Attendance Allowance and DLA are not carefully designed benefits catering for identifiable needs; if they were, older people wouldn’t be cut out. They’re benefits for severe disability, and the tests and the components are a complex way of separating out people with more severe disabilities. Currently, nearly 5 million people get the benefits – 3 million on DLA, 1.9 million on AA. About a million DLA claimants are over working age, so it’s true that most claimants of both benefits are older, but when that’s set against the population of people with disabilities, older people are probably still under-represented. Let’s imagine that we want a benefit to cover five million people with varying degrees of disability. What should it look like? We should be aiming to create a system that is comprehensible, to respond globally to specific conditions, and to support people reliably into older age. The ideal is probably something like the ‘Disablement Allowance’ long advocated by the Disability Alliance. It wouldn’t look much like DLA, or PIP.

Assessing PIP

The DWP has announced that two firms will be contracted to deliver the new Personal Independence Payment (PIP) assessment. They are Atos, who will cover Scotland, North East, North West, London and Southern England, and Capita, who will cover Wales and Central England. Atos’s appointment will be particularly controversial, but it is difficult to see who else has the capacity to deliver what the government is asking for.

Computer Weekly is not part of my usual reading, but their coverage has been exemplary: click here to find the articles. From them I read that the ATOS contract is worth £400m, and the Capita contract £140m; there is another contract still to be decided.
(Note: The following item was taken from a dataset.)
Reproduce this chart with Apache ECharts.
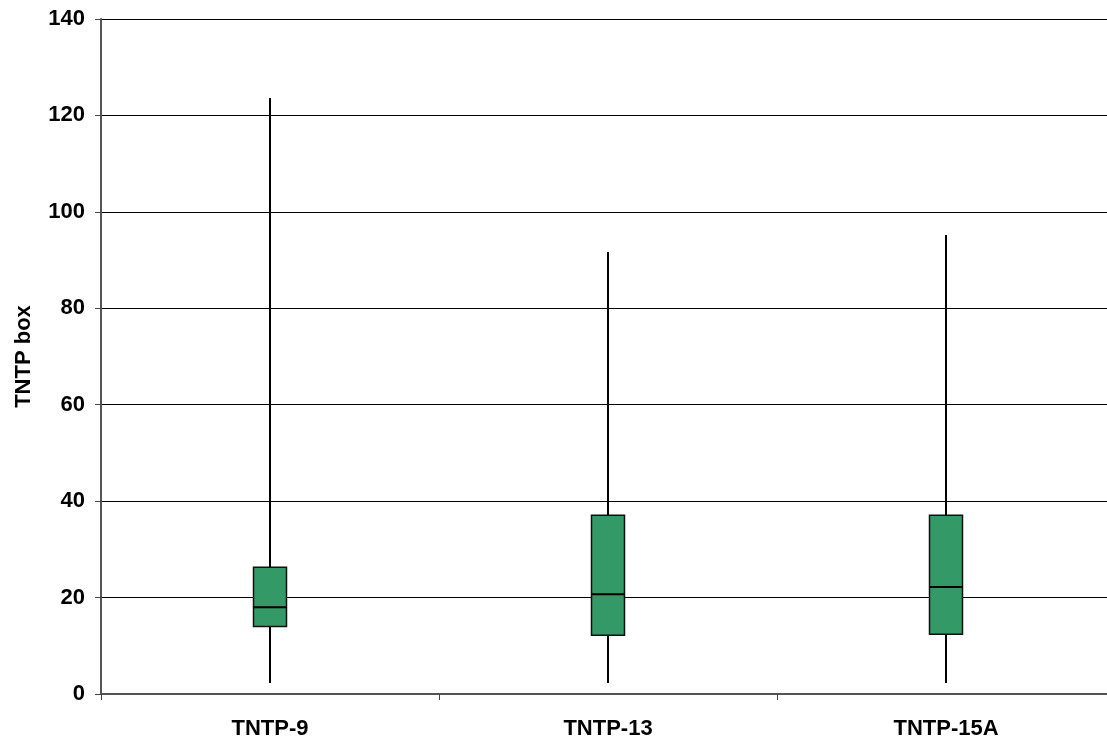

From the 2012 Budget documents, we know that what the government hopes to save from reforming DLA is zero this year, £355m in 2013-14, £1055m in 2014-15 and £1415m in 2015-16. In other words, the contracts are larger than the early savings. I suggested in this blog on April 20th that the proposed reforms were not likely to deliver the savings that the government wanted. If I’m right about that, this process could end up costing the government a large part of what it saves.

The impact of DLA changes

Last week, I was asked what I thought the impact would be of DLA changes, but I didn’t feel I could give a sensible answer. The problem I have is straightforward. If the Personal Independence Payment removes the lower rate of the care component, it is not possible to assume that the same number of people will get the new care component as those who currently get the higher and middle rates of DLA. Part of the problem, too, is that it’s never been very clear on what basis people get the lower rate rather than the middle rate – it often hangs on a distinction between care for “a significant portion of the day” and “frequent care throughout the day”. Welfare rights advisers just encourage claimants to put in an application regardless, and that’s what they will need to do with the new rules when they’re finalised.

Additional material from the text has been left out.